Cette ville de la Rive-Sud est le nouveau secteur chaud de l’immobilier industriel dans la région de Montréal. Les transactions d’envergure s’y enchaînent depuis six mois. Un centre de données américain et une base manufacturière en intelligence artificielle figurent parmi les acquéreurs. Compte rendu d’un hiver chargé.

« Saint-Bruno, c’est le dernier espoir. Il n’y a plus de terrain nulle part, s’anime Paul-Éric Poitras, associé principal de NAI Terramont Commercial, courtier spécialiste de l’immobilier industriel sur la Rive-Sud. Varennes se remplit. Saint-Hubert et Brossard se sont remplis. Saint-Bruno, parce que la Ville s’était montrée pointilleuse, est la dernière à avoir encore du terrain pour la peine », explique-t-il.

La Ville de Saint-Bruno-de-Montarville avait en effet refusé ces dernières années l’implantation du centre de distribution de Jean Coutu et celui de Costco dans son écoparc industriel, qui n’est pas « zoné » pour recevoir ce type d’activités. Les deux entités se sont finalement installées à Varennes.

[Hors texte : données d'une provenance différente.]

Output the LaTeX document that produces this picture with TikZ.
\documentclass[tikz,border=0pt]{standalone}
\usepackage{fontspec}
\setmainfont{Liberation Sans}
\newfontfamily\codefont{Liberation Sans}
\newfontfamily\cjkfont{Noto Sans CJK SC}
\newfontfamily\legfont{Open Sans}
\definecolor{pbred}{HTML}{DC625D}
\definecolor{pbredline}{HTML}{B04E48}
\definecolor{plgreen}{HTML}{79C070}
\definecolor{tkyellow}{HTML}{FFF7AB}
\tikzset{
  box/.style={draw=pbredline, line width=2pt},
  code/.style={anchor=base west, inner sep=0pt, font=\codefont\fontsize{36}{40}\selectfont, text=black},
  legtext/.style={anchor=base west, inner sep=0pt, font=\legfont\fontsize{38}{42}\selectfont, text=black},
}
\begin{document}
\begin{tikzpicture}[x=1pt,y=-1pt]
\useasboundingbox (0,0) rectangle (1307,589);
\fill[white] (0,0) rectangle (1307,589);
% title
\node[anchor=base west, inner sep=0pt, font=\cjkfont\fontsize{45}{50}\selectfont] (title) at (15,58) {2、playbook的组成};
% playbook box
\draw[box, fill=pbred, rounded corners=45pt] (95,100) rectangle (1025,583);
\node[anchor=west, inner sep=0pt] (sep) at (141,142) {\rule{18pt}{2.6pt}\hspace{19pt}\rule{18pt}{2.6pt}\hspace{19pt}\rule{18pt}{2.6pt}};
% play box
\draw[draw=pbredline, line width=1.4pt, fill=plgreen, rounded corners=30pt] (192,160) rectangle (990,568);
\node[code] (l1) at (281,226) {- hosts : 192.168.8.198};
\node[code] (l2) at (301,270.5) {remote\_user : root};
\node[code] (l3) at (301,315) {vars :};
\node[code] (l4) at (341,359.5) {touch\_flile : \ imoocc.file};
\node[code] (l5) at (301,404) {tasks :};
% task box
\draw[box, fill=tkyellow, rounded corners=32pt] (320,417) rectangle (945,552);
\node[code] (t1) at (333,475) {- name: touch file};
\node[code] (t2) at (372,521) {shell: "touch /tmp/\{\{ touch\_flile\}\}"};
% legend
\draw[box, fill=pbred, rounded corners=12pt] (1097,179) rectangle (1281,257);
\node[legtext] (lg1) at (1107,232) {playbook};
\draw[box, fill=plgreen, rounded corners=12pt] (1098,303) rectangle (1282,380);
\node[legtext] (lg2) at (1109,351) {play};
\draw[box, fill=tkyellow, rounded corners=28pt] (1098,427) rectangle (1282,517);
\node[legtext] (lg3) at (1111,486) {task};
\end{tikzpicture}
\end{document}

Mais le vent a tourné et souffle maintenant dans le dos du maire de Saint-Bruno, Martin Murray. 

« En 2015, nous avions 15 millions de pieds carrés de terrains disponibles. Au rythme où vont les choses, il nous en restera peut-être un million à la fin de cette année. » — Martin Murray, maire de Saint-Bruno

Depuis six mois, quatre transactions millionnaires ont été conclues sur le territoire de Saint-Bruno, a recensé la firme Altus. Le prix payé varie de 5 $ à 12,60 $ le pied carré, pour des lots dont la superficie approche souvent le million de pieds carrés. À titre comparatif, Molson a payé un peu plus de 1 $ le pied carré pour le terrain de sa nouvelle brasserie dans l’arrondissement de Saint-Hubert à Longueuil, pour un terrain beaucoup plus vaste, toutefois (6,3 millions de pieds carrés).

Un WeWork du monde industriel intelligent

Le fondateur des entreprises Copernic, Coveo et 4Degrés, le prolifique Martin Bouchard, 46 ans, a une offre d’achat acceptée pour un terrain appartenant à la Ville dans l’écoparc, tout juste derrière la gare de train de banlieue. Le lot fait un peu moins de 600 000 pieds carrés. La société Bases.ai propose de payer 5 $ le pied carré. Les installations projetées nécessitent un investissement de 20 millions et devraient entraîner la création de 100 emplois. La construction débuterait d’ici deux ans, d’après des documents de la Ville.

« Ce sont des lieux, des infrastructures où il va y avoir des bureaux collaboratifs pour des entreprises manufacturières qui veulent aller dans l’intelligence artificielle », explique au téléphone M. Bouchard. 

« Pour servir une entreprise manufacturière, ça prend de l’espace pour les équipements, les robots et un paquet d’autres affaires, ça ne peut pas s’appliquer dans le Mile-Ex ou au centre-ville de Montréal. » — Martin Bouchard, fondateur des entreprises Copernic, Coveo et 4Degrés

« On veut en faire un endroit collaboratif à la WeWork avec des bureaux, mais où vous descendrez d’un étage pour accéder aux laboratoires, aux génératrices, aux panneaux solaires, aux robots, aux superordinateurs et aux quais de chargement. » La base veut aussi attirer sur place des firmes de consultants et des spécialistes. La Ville a des travaux d’infrastructures à faire dans le secteur avant que la construction de la base puisse commencer.

M. Bouchard et son associé Vincent Thibault souhaitent ouvrir trois bases à terme au Québec. L’été dernier, une première base était annoncée à Lévis. Celle de Saint-Bruno sera la deuxième. Le lieu où s’installera la troisième n’est pas encore connu. Au total, Bases.ai projette des investissements de 150 millions au Québec dans un horizon de cinq ans.

Fin février, l’américaine Vantage Data Centers a acheté un terrain d’un million de pieds carrés rue Marie-Victorin, à plus de 12 $ le pied carré. C’est cette société qui a acquis les centres de données 4Degrés de Vidéotron pour 259 millions à la fin de 2018.

Il s’agit du second centre de données ayant choisi Saint-Bruno. Colo-D, qui appartient depuis décembre à Cologix, de Denver, va s’établir plus loin le long de l’autoroute 30, dans le prolongement de la rue Parent. « Nous avons des promesses d’achat sur trois terrains totalisant près d’un million de pieds carrés », précise le maire Martin Murray.

Pour M. Murray, Saint-Bruno-de-Montarville est avantageusement situé sur la Rive-Sud, à proximité des autoroutes 20 et 30. Le contexte économique favorable que connaît le Québec a des répercussions positives pour le tissu industriel de sa ville, croit-il.